In the end, watershed advocates believe the long-awaited report will prove the fire station should be relocated.
On Wednesday, June 14 the city of San Diego's audit committee will have discussed a new 54-page report on infrastructure projects that affirms what some have said all along about the proposed Fairmount Fire Station.
It was a project in need of a plan.
The audit's main finding about the approval process for capital improvement projects is that the city has often waved them through prematurely, "which likely contributed to significant project cost overruns and much longer project timelines."
All of that applies to the plan to build a 14,273 square foot fire station in City Heights on the corner of 47th Street and Fairmount Avenue, opponents say.
It's the poster child of "poor vetting, cost overruns, and mismanagement of the CIP processes," states a letter to the audit committee from City Heights resident John Stump, who says it may become the most expensive fire station in San Diego history.
The 1.28-acre site at 1950 47th Street is a steep slope above and adjacent to the already imperiled Chollas Creek and its wetlands. Environmental advocates say the parcel, which lies within a multi-habitat planning area, should be classified as open space.
At the time the city bought the land in 2017, no studies had been done to find out if it was even suitable to build a fire station there. The city said it was essential to meet the fire department's operational needs and response times for the growing Mid-city /City Heights community.
Flash back to 2014, when a new $12 million fire station was proposed on Home Avenue, another area of City Heights with a fire services gap. But in 2018, plans shifted to the current site, acquired by the city in 2017. The project was renamed Fairmount Fire Station - a misnomer, critics said, because the brushy parcel on 47th Street is a world away from bustling Fairmount Avenue.
Two years later, an environmental consultant's report identified numerous "sensitive receptors" on the site. According to city records, the station would infringe on designated, multi-habitat planning area and multiple species conservation plan lands.
The high cost to build on 47th Street was climbing. By then, it was projected to be at least $16 million. Opponents said the site at this point should have been dismissed in favor of one of those originally proposed like Home Avenue. Capital improvement projects don't always require a full environmental impact report, and the city chose a less stringent review known as a mitigated negative declaration.
A letter to the city from the Sierra Club calls the proposal an "in-house, self-serving Capital Improvement Project with a preordained Mitigated Negative Declaration decision.”
Advocates, who included Chollas Creek Coalition, Audubon, San Diego Canyonlands and others fought for a full environmental impact report. In 2021 the city agreed, later providing a timeline of 18-24 months to complete.
In the city's FY23 budget adopted last June, the Fire-Rescue portion states the initiation of the EIR for the Fairmount station is one of the Fire-Rescue Department’s Capital Improvement Project goals for FY2023. The projected cost was over $23 million.
Today, its total cost is estimated to be over $25 million.
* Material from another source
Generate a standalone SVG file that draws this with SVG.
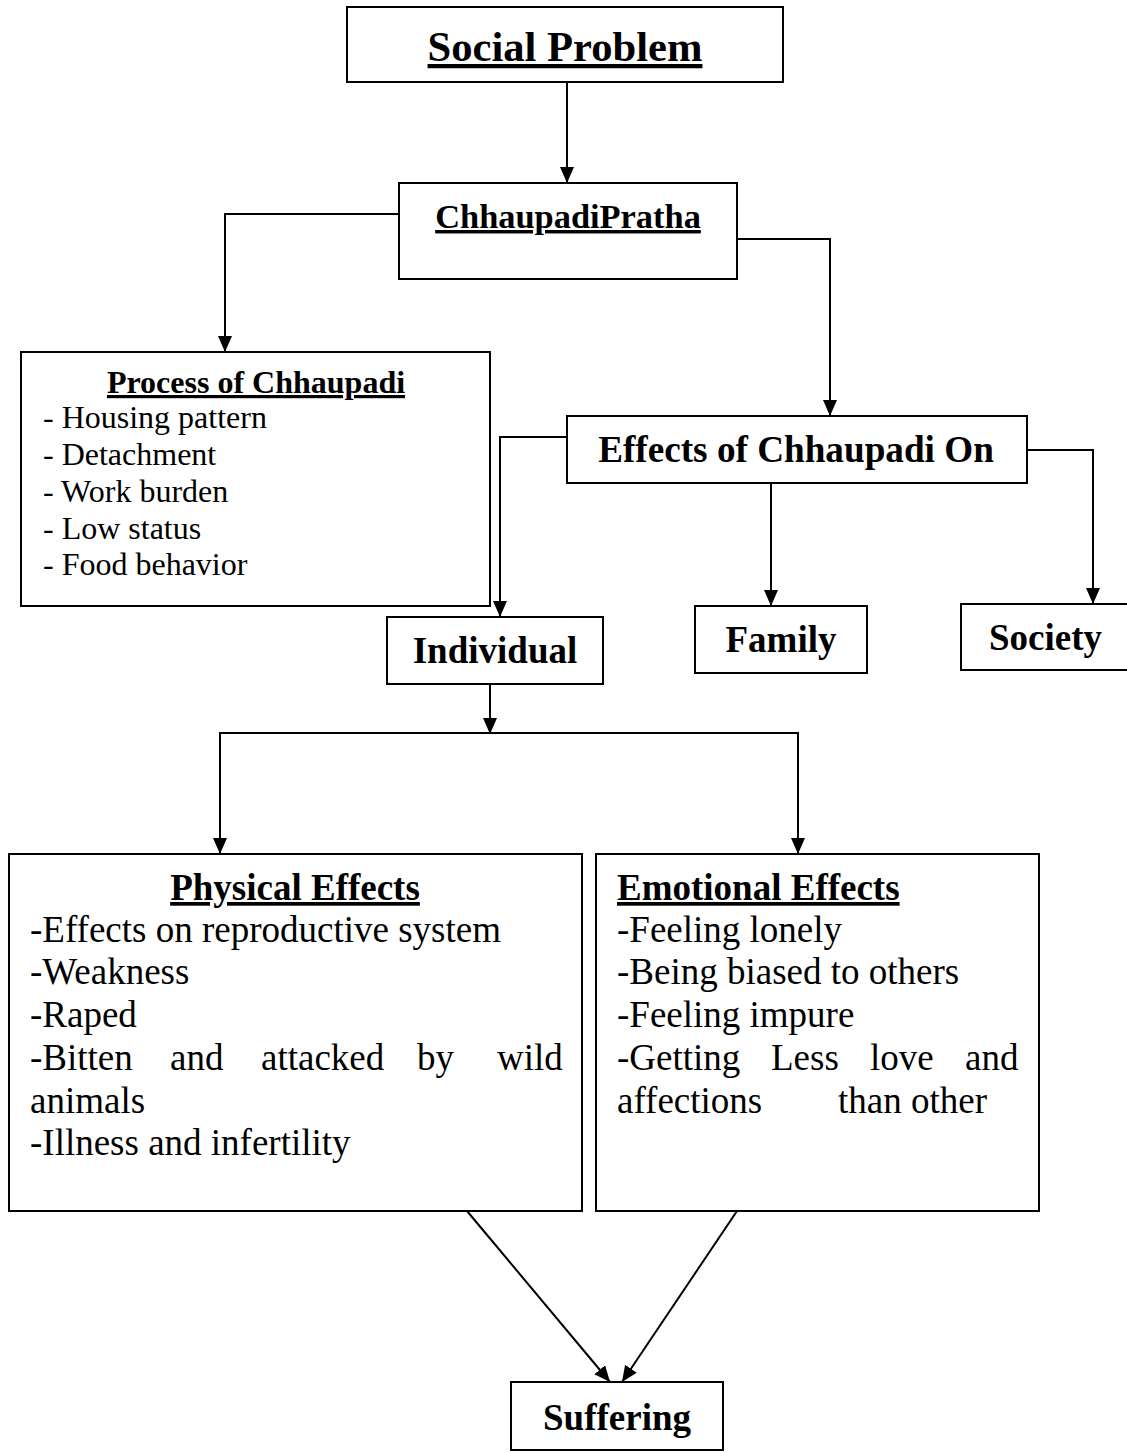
<svg xmlns="http://www.w3.org/2000/svg" width="1127" height="1453" viewBox="0 0 1127 1453">
<style>
  .box { fill: #ffffff; stroke: #000000; stroke-width: 2; }
  .ln { fill: none; stroke: #000000; stroke-width: 2; }
  .t { font-family: "Liberation Serif", "Times New Roman", serif; fill: #000000; }
  .b { font-weight: bold; }
  .u { text-decoration: underline; }
  .m { text-anchor: middle; }
</style>
<defs>
  <marker id="ah" markerUnits="userSpaceOnUse" markerWidth="18" markerHeight="16" refX="16" refY="7" orient="auto">
    <path d="M0,0 L16,7 L0,14 z" fill="#000000"/>
  </marker>
</defs>
<rect width="1127" height="1453" fill="#ffffff"/>

<g id="connectors">
  <path class="ln" d="M567,82 V183" marker-end="url(#ah)"/>
  <path class="ln" d="M399,214 H225 V352" marker-end="url(#ah)"/>
  <path class="ln" d="M737,239 H830 V416" marker-end="url(#ah)"/>
  <path class="ln" d="M567,437 H500 V617" marker-end="url(#ah)"/>
  <path class="ln" d="M771,483 V606" marker-end="url(#ah)"/>
  <path class="ln" d="M1027,450 H1093 V604" marker-end="url(#ah)"/>
  <path class="ln" d="M490,684 V734" marker-end="url(#ah)"/>
  <path class="ln" d="M220,840 V733 H798 V840"/>
  <path class="ln" d="M220,760 V854" marker-end="url(#ah)"/>
  <path class="ln" d="M798,760 V854" marker-end="url(#ah)"/>
  <path class="ln" d="M467,1211 L610,1382" marker-end="url(#ah)"/>
  <path class="ln" d="M737,1211 L622,1382" marker-end="url(#ah)"/>
</g>

<g id="social-problem">
  <rect class="box" x="347" y="7" width="436" height="75"/>
  <text class="t b u m" x="565" y="61" font-size="42.6">Social Problem</text>
</g>

<g id="chhaupadi-pratha">
  <rect class="box" x="399" y="183" width="338" height="96"/>
  <text class="t b u m" x="568" y="228" font-size="34.4">ChhaupadiPratha</text>
</g>

<g id="process">
  <rect class="box" x="21" y="352" width="469" height="254"/>
  <text class="t b u m" x="256" y="393" font-size="32">Process of Chhaupadi</text>
  <text class="t" x="43" y="428" font-size="32">- Housing pattern</text>
  <text class="t" x="43" y="465" font-size="32">- Detachment</text>
  <text class="t" x="43" y="502" font-size="32">- Work burden</text>
  <text class="t" x="43" y="539" font-size="32">- Low status</text>
  <text class="t" x="43" y="575" font-size="32">- Food behavior</text>
</g>

<g id="effects-on">
  <rect class="box" x="567" y="416" width="460" height="67"/>
  <text class="t b m" x="796" y="462" font-size="37.2">Effects of Chhaupadi On</text>
</g>

<g id="individual">
  <rect class="box" x="387" y="617" width="216" height="67"/>
  <text class="t b m" x="495" y="663" font-size="37">Individual</text>
</g>

<g id="family">
  <rect class="box" x="695" y="606" width="172" height="67"/>
  <text class="t b m" x="781" y="652" font-size="37">Family</text>
</g>

<g id="society">
  <rect class="box" x="961" y="604" width="180" height="66"/>
  <text class="t b m" x="1045.5" y="650" font-size="37">Society</text>
</g>

<g id="physical-effects">
  <rect class="box" x="9" y="854" width="573" height="357"/>
  <text class="t b u m" x="295" y="900" font-size="37">Physical Effects</text>
  <text class="t" x="30" y="942" font-size="37">-Effects on reproductive system</text>
  <text class="t" x="30" y="984" font-size="37">-Weakness</text>
  <text class="t" x="30" y="1027" font-size="37">-Raped</text>
  <text class="t" y="1070" font-size="37"><tspan x="30">-Bitten</tspan><tspan x="170">and</tspan><tspan x="261">attacked</tspan><tspan x="417">by</tspan><tspan x="497">wild</tspan></text>
  <text class="t" x="30" y="1113" font-size="37">animals</text>
  <text class="t" x="30" y="1155" font-size="37">-Illness and infertility</text>
</g>

<g id="emotional-effects">
  <rect class="box" x="596" y="854" width="443" height="357"/>
  <text class="t b u" x="617" y="900" font-size="37">Emotional Effects</text>
  <text class="t" x="617" y="942" font-size="37">-Feeling lonely</text>
  <text class="t" x="617" y="984" font-size="37">-Being biased to others</text>
  <text class="t" x="617" y="1027" font-size="37">-Feeling impure</text>
  <text class="t" y="1070" font-size="37"><tspan x="617">-Getting</tspan><tspan x="771">Less</tspan><tspan x="870">love</tspan><tspan x="965">and</tspan></text>
  <text class="t" y="1113" font-size="37"><tspan x="617">affections</tspan><tspan x="838">than other</tspan></text>
</g>

<g id="suffering">
  <rect class="box" x="511" y="1382" width="212" height="68"/>
  <text class="t b m" x="617" y="1430" font-size="37">Suffering</text>
</g>
</svg>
Only partially funded, the design phase isn't expected to be finished until 2026. Currently, planning, design and construction are on hold "pending the identification of a funding source and approval of an Environmental Impact Report."
According to the audit, projects that were poorly planned when first approved, on average, cost 233 percent more than their initial estimates and took four years longer to complete. But the average difference for fire facilities is $8,334,851 and the difference in years to completion is almost a decade.
In the end, watershed advocates believe the long-awaited report will prove the fire station should be relocated.